I was one of the students involved in the carjacking of the 4-RIDE van Nov. 20 and would like to clarify the events of that early morning.
After twice calling the University Police Department and waiting 40 minutes, the 4-RIDE van pulled up in front of Gelman Library at about 3:30 a.m. The driver recorded my GWorld information and stepped outside the van to check front left tire. He also instructed the driver of another car, which was blocking the alley between West End and the Academic Center, to move.
The 4-RIDE van drove into the alley and stopped halfway. Again the driver stepped out of the car to check the same tire. At this point, the assailant, who was hiding in the alleyway, attacked the driver and forced himself into the 4-RIDE vehicle. Before the attacker could drive off, I threw myself from the vehicle and ran toward Gelman Library.

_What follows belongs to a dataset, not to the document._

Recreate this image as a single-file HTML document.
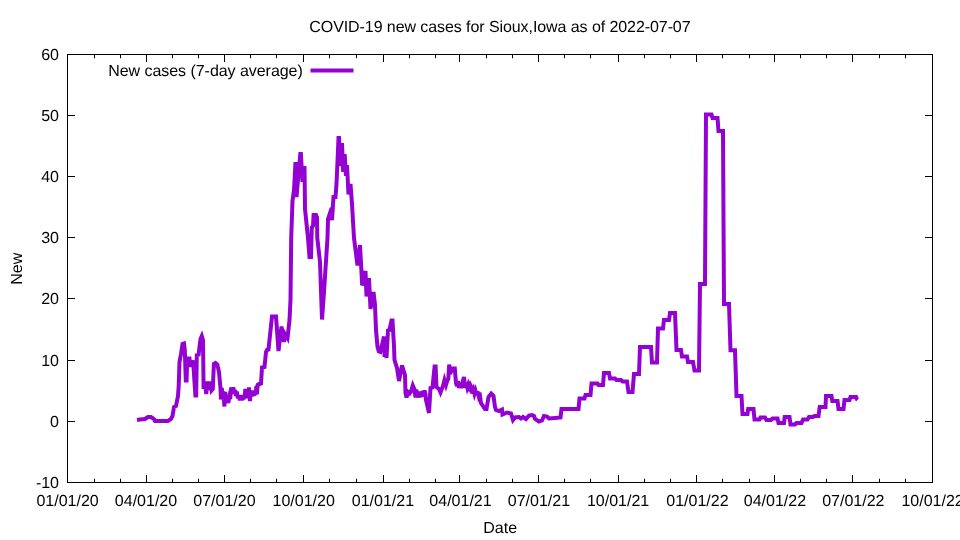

As reported by the Metropolitan Police, the assailant then crashed into three parked cars and fled the scene only to be apprehended by police shortly afterward.
In Thursday’s front-page article, “Man carjacks GW van,” UPD Director Dolores Stafford said “the driver did an excellent job of protecting the students and delaying the carjacker until students got out of the van.” I disagree. Stopping in the middle of a dark alley at 3:30 a.m. and leaving three students in a van by themselves hardly seems like an excellent job of protecting students.
After the carjacking, I am left wondering if there is a prescribed route that 4-RIDE is supposed to follow. Why did the driver stop in a poorly lit alley to check a tire he had already inspected? Why would the 4-RIDE driver, whom we trust to take us home safely, negligently take such unnecessary risks?
As a senior, I have taken 4-RIDE several times and noticed that drivers often drive at excessive speeds, take unconventional routes and are rather discourteous. Clearly, the behavior of UPD employees needs to be consistent with the purposes of UPD: to ensure the safety of students. I urge the University to address the issues within UPD so incidents like the carjacking of the 4-RIDE van are not repeated.